Off season berries really are not good, in my opinion, but frozen berries are sad, but at least we know they are clean.
 
Never thought much of frozen berries of any kind. For strawberries, I get the organics at Aldi when available-one fruit that I won't buy unless it's organic. I also like the regular blueberries at Aldi when the price is reasonable.
 
Never thought much of frozen berries of any kind. For strawberries, I get the organics at Aldi when available-one fruit that I won't buy unless it's organic. I also like the regular blueberries at Aldi when the price is reasonable.
Individual frozen blueberries do pretty good

Raspberries and blackberries decent

Strawberries are ok for pies and such

Wife rotates flat sheets into the freezer

Frozen store berries are garbage. No thanks
 
Depends really. We’ve got some specialty markets around here. One has an extensive berry selection with multiple suppliers. These days the blueberries are imported (Peru, Chile, or Mexico) but the strawberries can come from California or Mexico.

When they’re in-season, the strawberries from the Salinas Valley can be amazing. Around here we might also get some from the area around Oxnard, California. California grows maybe 90% of the commercial US strawberry crop. In season blueberries seem to mostly come from Oregon or Washington, but we’ve got a few California sources. There’s a company primarily in construction, but they operate a farm that grows blueberries.

https://serrescorp.com/
https://serresranchblueberries.com/
 
The thing about a really god strawberry is that it will smell really good. I’ve had ones that were low on flavor and there was almost no odor. But there’s also a balance between ripe and overripe.

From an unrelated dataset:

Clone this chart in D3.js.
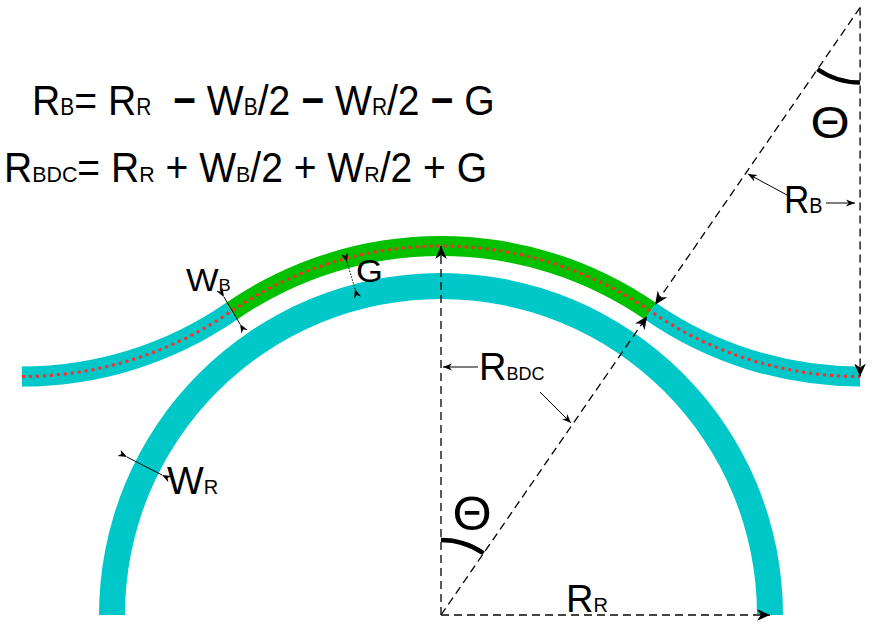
<!DOCTYPE html>
<html>
<head>
<meta charset="utf-8">
<script src="https://cdn.jsdelivr.net/npm/d3@7"></script>
<style>
html,body{margin:0;padding:0;background:#fff;}
svg{display:block;font-family:"Liberation Sans",Arial,sans-serif;}
</style>
</head>
<body>
<svg id="c" width="874" height="632"></svg>
<script>
// ---- geometry data (diagram units, origin = ring centre, y up) ----
const ringRadius = [329];        // R_R
const ringWidth = [26];          // W_R
const busWidth = [20];           // W_B
const gap = [17];                // G
const thetaDeg = [34.6];         // θ
const eq1 = [["R",""],["B","s"],["= R",""],["R","s"],["  ",""],["−","b"],[" W",""],["B","s"],["/2 ",""],["−","b"],[" W",""],["R","s"],["/2 ",""],["−","b"],[" G",""]];
const eq2 = [["R",""],["BDC","s"],["= R",""],["R","s"],[" + W",""],["B","s"],["/2 + W",""],["R","s"],["/2 + G",""]];

const R_R = ringRadius[0], W_R = ringWidth[0], W_B = busWidth[0], G = gap[0];
const R_BDC = R_R + W_B/2 + W_R/2 + G;
const th = thetaDeg[0]*Math.PI/180;
const R_Bend = R_BDC;
const D = R_BDC + R_Bend;
const vx = D*Math.sin(th), vy = D*Math.cos(th);

const x = d3.scaleLinear().domain([-441, 433]).range([0, 874]);
const y = d3.scaleLinear().domain([615, -17]).range([0, 632]);

const svg = d3.select("#c");
const defs = svg.append("defs");
defs.append("marker").attr("id","arr").attr("viewBox","0 0 10 10").attr("refX",10).attr("refY",5)
  .attr("markerWidth",9).attr("markerHeight",9).attr("markerUnits","userSpaceOnUse").attr("orient","auto-start-reverse")
  .append("path").attr("d","M0,1 L10,5 L0,9 L3,5 z").attr("fill","#000");
defs.append("marker").attr("id","arrBig").attr("viewBox","0 0 10 10").attr("refX",10).attr("refY",5)
  .attr("markerWidth",13).attr("markerHeight",13).attr("markerUnits","userSpaceOnUse").attr("orient","auto-start-reverse")
  .append("path").attr("d","M0,0.5 L10,5 L0,9.5 L3,5 z").attr("fill","#000");
defs.append("marker").attr("id","arrIn").attr("viewBox","0 0 10 10").attr("refX",0).attr("refY",5)
  .attr("markerWidth",9).attr("markerHeight",9).attr("markerUnits","userSpaceOnUse").attr("orient","auto-start-reverse")
  .append("path").attr("d","M10,1 L0,5 L10,9 L7,5 z").attr("fill","#000");

const cyan = "#00C8C8", green = "#00C000";
const cx = x(0), cy = y(0);
const arc = d3.arc();

// ring (half annulus)
svg.append("path").attr("transform",`translate(${cx},${cy})`)
  .attr("d", arc({innerRadius:R_R-W_R/2, outerRadius:R_R+W_R/2, startAngle:-Math.PI/2, endAngle:Math.PI/2}))
  .attr("fill", cyan);
// bus: coupling section (green)
svg.append("path").attr("transform",`translate(${cx},${cy})`)
  .attr("d", arc({innerRadius:R_BDC-W_B/2, outerRadius:R_BDC+W_B/2, startAngle:-th, endAngle:th}))
  .attr("fill", green);
// bus S-bends (cyan)
const rvx = x(vx), rvy = y(vy), lvx = x(-vx);
svg.append("path").attr("transform",`translate(${rvx},${rvy})`)
  .attr("d", arc({innerRadius:R_Bend-W_B/2, outerRadius:R_Bend+W_B/2, startAngle:Math.PI, endAngle:Math.PI+th}))
  .attr("fill", cyan);
svg.append("path").attr("transform",`translate(${lvx},${rvy})`)
  .attr("d", arc({innerRadius:R_Bend-W_B/2, outerRadius:R_Bend+W_B/2, startAngle:Math.PI-th, endAngle:Math.PI}))
  .attr("fill", cyan);

// red dotted centreline
const p = d3.path();
p.moveTo(lvx, rvy + R_Bend);
p.arc(lvx, rvy, R_Bend, Math.PI/2, Math.PI/2 - th, true);
p.arc(cx, cy, R_BDC, -Math.PI/2 - th, -Math.PI/2 + th, false);
p.arc(rvx, rvy, R_Bend, Math.PI/2 + th, Math.PI/2, true);
svg.append("path").attr("d", p.toString()).attr("fill","none")
  .attr("stroke","#ff2a2a").attr("stroke-width",3).attr("stroke-dasharray","3,4");

// dashed construction lines
const dash = (x1,y1,x2,y2,mk,col,w) => svg.append("line").attr("x1",x1).attr("y1",y1).attr("x2",x2).attr("y2",y2)
  .attr("stroke",col||"#000").attr("stroke-width",w||1.3).attr("stroke-dasharray","8,5")
  .attr("marker-end", mk ? "url(#arrBig)" : null);
dash(cx, cy, cx, y(R_BDC), true);
dash(cx, cy, x(R_R), cy, true, "#444", 2);
const ix = x(R_BDC*Math.sin(th)), iy = y(R_BDC*Math.cos(th));
const ux = (ix-cx)/R_BDC, uy = (iy-cy)/R_BDC;
dash(cx, cy, ix - ux*6, iy - uy*6, true);
dash(rvx, rvy, ix + ux*8, iy + uy*8, true);
dash(rvx, rvy, rvx, rvy + R_Bend, true);

// theta arcs
const ta = 75;
svg.append("path").attr("transform",`translate(${cx},${cy})`)
  .attr("d", d3.arc()({innerRadius:ta, outerRadius:ta, startAngle:0, endAngle:th}))
  .attr("fill","none").attr("stroke","#000").attr("stroke-width",4.5);
svg.append("path").attr("transform",`translate(${rvx},${rvy})`)
  .attr("d", d3.arc()({innerRadius:ta, outerRadius:ta, startAngle:Math.PI, endAngle:Math.PI+th}))
  .attr("fill","none").attr("stroke","#000").attr("stroke-width",4.5);

// annotation arrows
const ann = (x1,y1,x2,y2) => svg.append("line").attr("x1",x1).attr("y1",y1).attr("x2",x2).attr("y2",y2)
  .attr("stroke","#000").attr("stroke-width",1).attr("marker-end","url(#arr)");
ann(787,195,748,174);
ann(826,203,855,203);
ann(478,367,443,367);
ann(540,392,571,423);
const dim = (x1,y1,x2,y2,dashed) => svg.append("line").attr("x1",x1).attr("y1",y1).attr("x2",x2).attr("y2",y2)
  .attr("stroke","#000").attr("stroke-width",1).attr("stroke-dasharray",dashed?"1.5,1.5":null)
  .attr("marker-start","url(#arrIn)").attr("marker-end","url(#arrIn)");
dim(224,297,240,324);
dim(347,262,355,289,true);
dim(127,457,162,475);

// texts
function rich(parts, x0, yb, big, small, sx, sy) {
  const t = svg.append("text").attr("transform",`translate(${x0},${yb}) scale(${sx||1},${sy||1})`)
    .attr("fill","#000").attr("xml:space","preserve");
  parts.forEach(([s,k]) => {
    t.append("tspan").text(s)
      .attr("font-size", k==="s" ? small : big)
      .attr("font-weight", k==="b" ? "bold" : null);
  });
  return t;
}
rich(eq1, 32, 115, 43, 23, 0.91, 1);
rich(eq2, 4, 182, 42, 23, 0.93, 1);
rich([["W",""],["B","s"]], 186, 291, 32, 17, 1.08, 1);
rich([["G",""]], 356, 282, 32, 20, 1.08, 1);
rich([["R",""],["B","s"]], 784, 213, 39, 22, 0.9, 1);
rich([["R",""],["BDC","s"]], 479, 380, 38, 18, 1, 1);
rich([["W",""],["R","s"]], 167, 494, 39, 20, 1, 1);
rich([["R",""],["R","s"]], 566, 612, 38, 20, 1, 1);
svg.append("text").attr("transform","translate(830,138) scale(1.12,1)").attr("text-anchor","middle").attr("font-size",45).text("Θ");
svg.append("text").attr("transform","translate(472,530) scale(1.05,1)").attr("text-anchor","middle").attr("font-size",48).text("Θ");
</script>
</body>
</html>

One time I bought maybe 12 pounds for a group camping trip with my kid’s summer day camp. It was 69 cents a pound. They were nearly perfect. Very little bruising, but right where they were at their peak. They had to be consumed quickly before they got soft or started showing mildew.
 
There's a farm about 30-40 minutes away from me that drives their tomatoes, corn, everything to a little stand every year closer to the city so ya just pull over and buy what ya want. When they leave the stand for the year they put a sign up come visit us at the farm with the address as they have stuff already picked for sale if in a hurry or ya can go out on the farm and pick it yourself as every row of the farm labeled with signs of what's growing there. I've seen a lot of farms but this one really organized and a bit of everything growing. I've also noticed their tomatoes in Jewel so I've bought them there too over choosing the Mexico etc... ones as I'd rather eat something grown 40 minutes away from me.